Nor can you well perform your social duty unless you know that community of the world which is common to all, especially since in this respect we differ from the wild beasts, that while they are prone and tending to the earth, and are born to look upon nothing but their food, we, whose countenance is erect, whose look is turned towards heaven, as is our converse and reason, whereby we recognise, feel, and imitate God, have neither right nor reason to be ignorant of the celestial glory which forms itself into our eyes and senses.
http://www.ccel.org/ccel/schaff/anf04.iv.iii.xvii.html
Stupid leftoids cannot even come up with a genuin idea and stole the world citizen from the socratic schools (Stoics and Cynics and Platonists) and the Christians and as usually did not give the credit to them.

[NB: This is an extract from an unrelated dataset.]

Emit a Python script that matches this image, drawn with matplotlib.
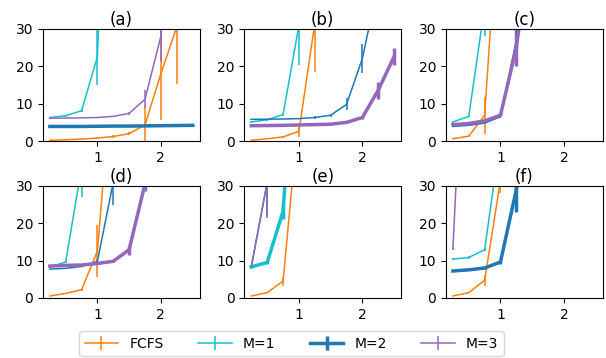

I’ll probably write a paper on this, but there is nothing that is good in the left that is not stolen from the conservatives with out giving them credit. This dove-tails with Rothbard claiming the left seeks radical ends with conservative means. The left is really a heretical branch of conservatism, Spengler seems to share this view as well in Prussianism and Socialism.
“Yes, quite possibly. Perhaps the defeat of globalism would see the resurgence of both anarchism AND conservatism, i.e. decentralized political and economic institutions where social and cultural conservatism are the norm. Or a world federation of semi-autonomous states that contain largely self-managed village communities or workers cooperatives within themselves, with a mixture of “liberal” and “conservative” regions.”
I totally agree here and that is why I, in my own way, seek to undermine the legitimacy of the global tyranny we could call ZoG, Bable or the NWO.
One proviso though once the global elite falls I believe that ‘liberal societies’ will be very rare. For example even the radically leftists kibbutzim which sought radical gender equality ended up with the women raising children, cooking dinner and washing the clothes and men plowing the fields. The more things change the more they stay the same.